5. Fixing Report Rendering Issues
If PRPT reports fail to render charts or tables, inspect CSS/image paths and report parameters. Use Report Designer Preview
with debug logging:
Tools → Options → Enable Logging Level = DEBUG
Best Practices
- Keep separate dev/staging/prod repositories; avoid sharing credentials across environments
- Use centralized logging (e.g., ELK, Graylog) for Carte and BA server logs
- Script regular cleanup of Carte temp folders and heap dump analysis
- Validate every transformation with test data before chaining into jobs
- Use version-controlled export of jobs and transformations for CI/CD pipelines
Conclusion
Pentaho's modular architecture allows powerful ETL and reporting capabilities but requires disciplined troubleshooting and monitoring to maintain performance and reliability. From step-level error redirection to plugin audits and JVM tuning, solving complex issues demands a clear understanding of the internal mechanisms. Adopting structured debugging workflows and leveraging built-in profiling tools can significantly reduce production risk in enterprise-scale deployments.
FAQs
1. Why do my ETL steps sometimes fail silently?
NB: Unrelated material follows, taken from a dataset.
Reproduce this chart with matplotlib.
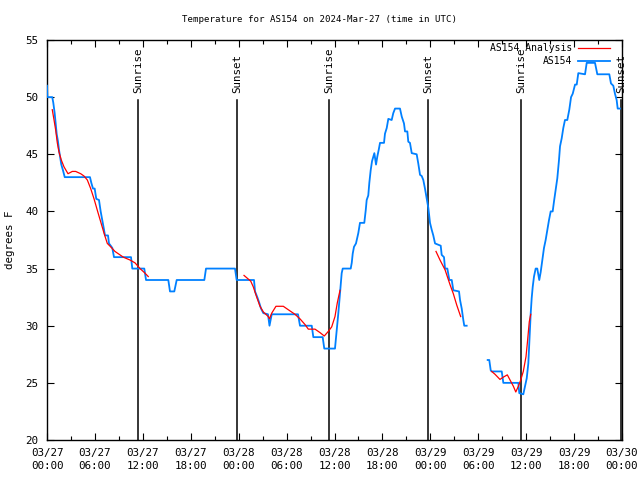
import numpy as np
import matplotlib
matplotlib.use("Agg")
import matplotlib.pyplot as plt
from matplotlib.ticker import MultipleLocator

# hours since 2024-03-27 00:00 UTC
obs_hours = [0.0, 0.05, 0.66, 0.79, 0.96, 1.09, 1.21, 1.38, 1.50, 1.63, 1.79, 2.0, 2.22,
             5.38, 5.55, 5.76, 5.97, 6.17, 6.51, 6.72, 6.92, 7.14, 7.26, 7.64, 7.76, 7.98,
             8.18, 8.39, 10.52, 10.68, 12.18, 12.40, 15.19, 15.40, 15.94, 16.24, 19.70,
             19.91, 23.54, 23.75, 25.92, 26.05, 26.33, 26.58, 26.80, 27.09, 27.67, 27.86,
             28.14, 31.43, 31.68, 33.15, 33.35, 34.52, 34.72, 36.06, 36.28, 36.48, 36.69,
             36.90, 37.03, 38.03, 38.16, 38.28, 38.44, 38.69, 38.98, 39.19, 39.73, 39.91,
             40.03, 40.23, 40.36, 40.53, 40.70, 40.86, 40.99, 41.20, 41.36, 41.54, 41.70,
             42.20, 42.32, 42.54, 42.74, 43.16, 43.36, 43.58, 44.20, 44.42, 44.70, 44.83,
             45.12, 45.24, 45.45, 45.67, 46.29, 46.49, 46.71, 46.92, 47.12, 47.33, 47.55,
             47.75, 47.96, 48.17, 48.37, 48.59, 49.30, 49.42, 49.71, 49.84, 50.13, 50.38,
             50.68, 50.88, 51.59, 51.72, 51.93, 52.13, 52.25, 52.55, 53.8,
             55.18, 55.38, 55.56, 55.68, 56.94, 57.14, 59.02, 59.14, 59.64, 59.85, 60.07,
             60.27, 60.39, 60.57, 60.69, 60.82, 60.98, 61.19, 61.39, 61.64, 61.82, 62.02,
             62.23, 62.44, 62.65, 62.86, 63.07, 63.32, 63.49, 63.70, 63.90, 64.11, 64.24,
             64.45, 64.65, 64.86, 65.15, 65.40, 65.62, 65.83, 66.12, 66.33, 66.53, 67.37,
             67.58, 68.62, 68.91, 70.41, 70.62, 70.91, 71.12, 71.33, 71.46, 71.75]
obs_temps = [51, 50, 50, 49.5, 48.6, 47.7, 46.8, 46.1, 45.4, 44.8, 44.1, 43.6, 43,
             43, 42.5, 42, 42, 41.1, 41, 40, 39.25, 38.4, 37.9, 37.9, 37.2, 37,
             36.8, 36, 36, 35, 35, 34, 34, 33, 33, 34, 34,
             35, 35, 34, 34, 33, 32.5, 32, 31.5, 31.1, 31, 30,
             31, 31, 30, 30, 29, 29, 28, 28, 29.6, 31.1, 32.8,
             34.6, 35, 35, 35.5, 36.3, 36.9, 37.2, 38.1, 39, 39, 40.1,
             41, 41.4, 42.5, 43.6, 44.4, 44.8, 45.1, 44.1, 44.8, 45.4, 46,
             46, 46.8, 47.3, 48.1, 48, 48.6, 49, 49, 48.3, 47.7, 47,
             47, 46.1, 46, 45.1, 45, 44.2, 43.2, 43.1, 42.75, 42, 41.1,
             40.3, 39, 38.4, 37.9, 37.2, 37, 36.2, 36, 35, 35, 34,
             34, 33.1, 33, 32.25, 31.5, 30.5, 30, 30, np.nan,
             27, 27, 26.1, 26, 26, 25, 25, 24.1, 24, 24.7, 25.4,
             26.7, 28.5, 31.1, 32.4, 33.4, 34.3, 35, 35, 34, 34.7, 35.75,
             36.8, 37.5, 38.4, 39.25, 40, 40, 40.9, 41.9, 42.9, 44.5, 45.7,
             46.4, 47.3, 48, 48, 48.9, 50, 50.3, 51.1, 51.1, 52.1, 52,
             53, 53, 52, 52, 51.2, 51, 50.3, 49.75, 49, 49]

ana_hours = [0.66, 0.88, 1.09, 1.29, 1.50, 1.79, 2.13, 2.63, 3.17, 3.59, 4.22, 4.63, 5.05,
             5.47, 5.89, 6.30, 6.72, 7.14, 7.55, 7.98, 8.51, 9.55, 10.39, 11.02, 11.65,
             12.27, 12.68, 18.0,
             24.67, 25.51, 25.83, 26.26, 26.67, 27.09, 27.71, 27.86, 28.14, 28.67, 29.59,
             30.21, 31.05, 31.68, 32.31, 32.72, 33.56, 34.18, 34.72, 35.22, 35.65, 36.06,
             36.35, 36.69, 42.0,
             48.71, 49.21, 49.84, 50.46, 50.88, 51.31, 51.80, 53.5,
             55.68, 56.10, 56.72, 57.14, 57.64, 57.98, 58.40, 58.70, 59.02, 59.32, 59.64,
             59.98, 60.15, 60.39, 60.57]
ana_temps = [48.9, 48.0, 47.1, 46.0, 45.2, 44.5, 43.9, 43.3, 43.5, 43.5, 43.3, 43.1, 42.75,
             42.0, 41.1, 40.1, 39.1, 38.1, 37.2, 36.9, 36.5, 36.0, 35.75, 35.5, 35.0,
             34.6, 34.3, np.nan,
             34.4, 33.9, 33.4, 32.5, 31.7, 31.2, 30.8, 30.6, 31.1, 31.7, 31.7,
             31.4, 31.0, 30.6, 30.1, 29.7, 29.7, 29.4, 29.1, 29.5, 29.9, 30.8,
             32.0, 33.1, np.nan,
             36.5, 35.75, 34.9, 33.6, 32.8, 31.8, 30.8, np.nan,
             26.0, 25.75, 25.3, 25.5, 25.7, 25.25, 24.7, 24.2, 24.7, 25.25, 26.0,
             27.3, 28.5, 30.35, 31.0]

sun_hours = [11.39, 23.79, 35.31, 47.71, 59.35, 71.88]
sun_labels = ["Sunrise", "Sunset", "Sunrise", "Sunset", "Sunrise", "Sunset"]

xtick_hours = list(range(0, 73, 6))
xtick_labels = ["03/27\n00:00", "03/27\n06:00", "03/27\n12:00", "03/27\n18:00",
                "03/28\n00:00", "03/28\n06:00", "03/28\n12:00", "03/28\n18:00",
                "03/29\n00:00", "03/29\n06:00", "03/29\n12:00", "03/29\n18:00",
                "03/30\n00:00"]
yticks = [20, 25, 30, 35, 40, 45, 50, 55]

FONT = "DejaVu Sans Mono"
FS = 7.8
plt.rcParams['font.family'] = FONT

fig = plt.figure(figsize=(6.4, 4.8), dpi=100)
ax = fig.add_axes([47/640, 40/480, 575/640, 400/480])

ax.plot(ana_hours, ana_temps, color="#ff0000", lw=0.9, label="AS154 Analysis", zorder=4)
ax.plot(obs_hours, obs_temps, color="#0080ff", lw=1.3, label="AS154", zorder=3)

for h, lab in zip(sun_hours, sun_labels):
    ax.plot([h, h], [20, 49.75], color="black", lw=1.1, zorder=2)
    ax.text(h, 50.4, lab, rotation=90, ha="center", va="bottom", fontsize=FS,
            family=FONT, zorder=5)

ax.set_xlim(0, 72)
ax.set_ylim(20, 55)
ax.set_xticks(xtick_hours)
ax.set_xticklabels(xtick_labels, fontsize=FS, linespacing=1.35)
ax.xaxis.set_minor_locator(MultipleLocator(3))
ax.set_yticks(yticks)
ax.set_yticklabels([str(v) for v in yticks], fontsize=FS)
ax.tick_params(which="major", direction="in", length=5, width=0.8, top=True, right=True,
               pad=6)
ax.tick_params(which="minor", direction="in", length=3, width=0.8, top=True, right=True)
for s in ax.spines.values():
    s.set_linewidth(1.0)
    s.set_color("black")

ax.set_ylabel("degrees F", fontsize=FS, labelpad=8)
fig.text(0.5, 1 - 20/480, "Temperature for AS154 on 2024-Mar-27 (time in UTC)",
         ha="center", va="center", fontsize=6.6, family=FONT)

leg = ax.legend(loc="upper right", frameon=False, fontsize=7.0, markerfirst=False,
                handlelength=3.3, labelspacing=0.35, borderaxespad=0, borderpad=0,
                handletextpad=0.6, bbox_to_anchor=(1 - 12/575, 1 - 3/400))

fig.savefig("out.png", dpi=100)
By default, Pentaho doesn't propagate all errors unless error handling is configured. Use error hops and log tables to capture failures.
2. How do I detect memory leaks in Carte?
Monitor heap usage via JMX or VisualVM. Enable GC logging, and ensure transformations do not hold excessive result rows in memory.
3. What causes plugin errors after BA Server updates?
Stale OSGi caches and classloader conflicts are common culprits. Clear osgi-cache
and validate all plugin JARs and manifests.
4. Why are reports rendering incorrectly?
Broken image paths, CSS conflicts, or missing parameters can prevent correct rendering. Use Report Designer preview with debug logs enabled.
5. How can I improve ETL performance?
Profile heavy transformations, batch database operations, and use lazy conversion for large datasets. Avoid sort and join operations unless necessary.